■ DATASET SECTION ■

··········

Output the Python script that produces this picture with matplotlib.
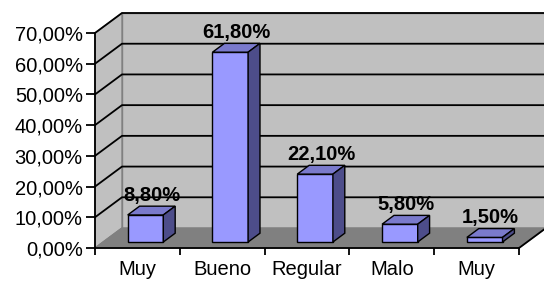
import matplotlib
matplotlib.use("Agg")
import matplotlib.pyplot as plt
from matplotlib.patches import Polygon

# datos del grafico (las etiquetas de abajo salen cortadas en el original)
categorias = ["Muy", "Bueno", "Regular", "Malo", "Muy"]
valores = [8.8, 61.8, 22.1, 5.8, 1.5]
etiquetas = ["8,80%", "61,80%", "22,10%", "5,80%", "1,50%"]
yticks = [0, 10, 20, 30, 40, 50, 60, 70]
ytick_labels = ["0,00%", "10,00%", "20,00%", "30,00%", "40,00%", "50,00%", "60,00%", "70,00%"]

plt.rcParams['font.family'] = ['Liberation Sans', 'DejaVu Sans']

W, H = 544, 281
fig = plt.figure(figsize=(W / 100, H / 100), dpi=100)
ax = fig.add_axes([95 / W, (H - 248) / H, 424 / W, 215 / H])
n = len(valores)
ymax = yticks[-1]
ax.set_xlim(0, n)
ax.set_ylim(0, ymax)
ax.set_facecolor("none")

# profundidad del efecto 3D en unidades de datos
DX = 27 / (424 / n)
DY = 20 / (215 / ymax)

# paredes y piso
ax.add_patch(Polygon([(DX, DY), (n + DX, DY), (n + DX, ymax + DY), (DX, ymax + DY)],
                     closed=True, facecolor="#C0C0C0", edgecolor="#808080", lw=1, clip_on=False, zorder=1))
ax.add_patch(Polygon([(0, 0), (DX, DY), (DX, ymax + DY), (0, ymax)],
                     closed=True, facecolor="#C0C0C0", edgecolor="#808080", lw=1, clip_on=False, zorder=1))
ax.add_patch(Polygon([(0, 0), (n, 0), (n + DX, DY), (DX, DY)],
                     closed=True, facecolor="#808080", edgecolor="#808080", lw=1, clip_on=False, zorder=1))
for v in yticks[1:]:
    ax.plot([0, DX, n + DX], [v, v + DY, v + DY], color="black", lw=1.3, clip_on=False, zorder=1.5)
ax.plot([n, n + DX], [0, DY], color="black", lw=1.3, clip_on=False, zorder=1.5)

# barras 3D
ancho = 0.42
f0, f1 = 0.30, 0.74
for i, v in enumerate(valores):
    c = i + 0.5
    x0 = c - ancho / 2 + f0 * DX
    x1 = c + ancho / 2 + f0 * DX
    y0 = f0 * DY
    ddx = (f1 - f0) * DX
    ddy = (f1 - f0) * DY
    top = v + y0
    frente = [(x0, y0), (x1, y0), (x1, top), (x0, top)]
    techo = [(x0, top), (x1, top), (x1 + ddx, top + ddy), (x0 + ddx, top + ddy)]
    lado = [(x1, y0), (x1 + ddx, y0 + ddy), (x1 + ddx, top + ddy), (x1, top)]
    for pts, col in [(frente, "#9999FF"), (techo, "#7A7ACC"), (lado, "#4D4D8A")]:
        ax.add_patch(Polygon(pts, closed=True, facecolor=col, edgecolor="black",
                             lw=1, clip_on=False, zorder=3))
    fm = (f0 + f1) / 2
    ax.annotate(etiquetas[i], (c + fm * DX, v + fm * DY), xytext=(0, 11),
                textcoords="offset points", ha="center", va="center",
                fontsize=14.5, fontweight="bold", zorder=4, annotation_clip=False)

# ejes
for s in ["top", "right"]:
    ax.spines[s].set_visible(False)
for s in ["left", "bottom"]:
    ax.spines[s].set_color("black")
    ax.spines[s].set_linewidth(1.3)
    ax.spines[s].set_zorder(2)
ax.set_yticks(yticks)
ax.set_yticklabels(ytick_labels, fontsize=14.5)
ax.tick_params(axis="y", direction="out", length=6.8, width=1.3, pad=2)
ax.set_xticks(range(n + 1))
ax.set_xticklabels([""] * (n + 1))
ax.set_xticks([i + 0.5 for i in range(n)], minor=True)
ax.set_xticklabels(categorias, minor=True, fontsize=14.5, va="top")
ax.tick_params(axis="x", which="major", direction="out", length=5, width=1.3)
ax.tick_params(axis="x", which="minor", length=0, pad=8.5)

fig.savefig("out.png", dpi=100)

··········

■ WORK REQUIRED ■
Pictures are excluded: retype only the lines from the beginning of the listing above through the line with "ax.plot([n, n +", both included.

■ REPLY ■
Output the Python script that produces this picture with matplotlib.
import matplotlib
matplotlib.use("Agg")
import matplotlib.pyplot as plt
from matplotlib.patches import Polygon

# datos del grafico (las etiquetas de abajo salen cortadas en el original)
categorias = ["Muy", "Bueno", "Regular", "Malo", "Muy"]
valores = [8.8, 61.8, 22.1, 5.8, 1.5]
etiquetas = ["8,80%", "61,80%", "22,10%", "5,80%", "1,50%"]
yticks = [0, 10, 20, 30, 40, 50, 60, 70]
ytick_labels = ["0,00%", "10,00%", "20,00%", "30,00%", "40,00%", "50,00%", "60,00%", "70,00%"]

plt.rcParams['font.family'] = ['Liberation Sans', 'DejaVu Sans']

W, H = 544, 281
fig = plt.figure(figsize=(W / 100, H / 100), dpi=100)
ax = fig.add_axes([95 / W, (H - 248) / H, 424 / W, 215 / H])
n = len(valores)
ymax = yticks[-1]
ax.set_xlim(0, n)
ax.set_ylim(0, ymax)
ax.set_facecolor("none")

# profundidad del efecto 3D en unidades de datos
DX = 27 / (424 / n)
DY = 20 / (215 / ymax)

# paredes y piso
ax.add_patch(Polygon([(DX, DY), (n + DX, DY), (n + DX, ymax + DY), (DX, ymax + DY)],
                     closed=True, facecolor="#C0C0C0", edgecolor="#808080", lw=1, clip_on=False, zorder=1))
ax.add_patch(Polygon([(0, 0), (DX, DY), (DX, ymax + DY), (0, ymax)],
                     closed=True, facecolor="#C0C0C0", edgecolor="#808080", lw=1, clip_on=False, zorder=1))
ax.add_patch(Polygon([(0, 0), (n, 0), (n + DX, DY), (DX, DY)],
                     closed=True, facecolor="#808080", edgecolor="#808080", lw=1, clip_on=False, zorder=1))
for v in yticks[1:]:
    ax.plot([0, DX, n + DX], [v, v + DY, v + DY], color="black", lw=1.3, clip_on=False, zorder=1.5)
ax.plot([n, n + DX], [0, DY], color="black", lw=1.3, clip_on=False, zorder=1.5)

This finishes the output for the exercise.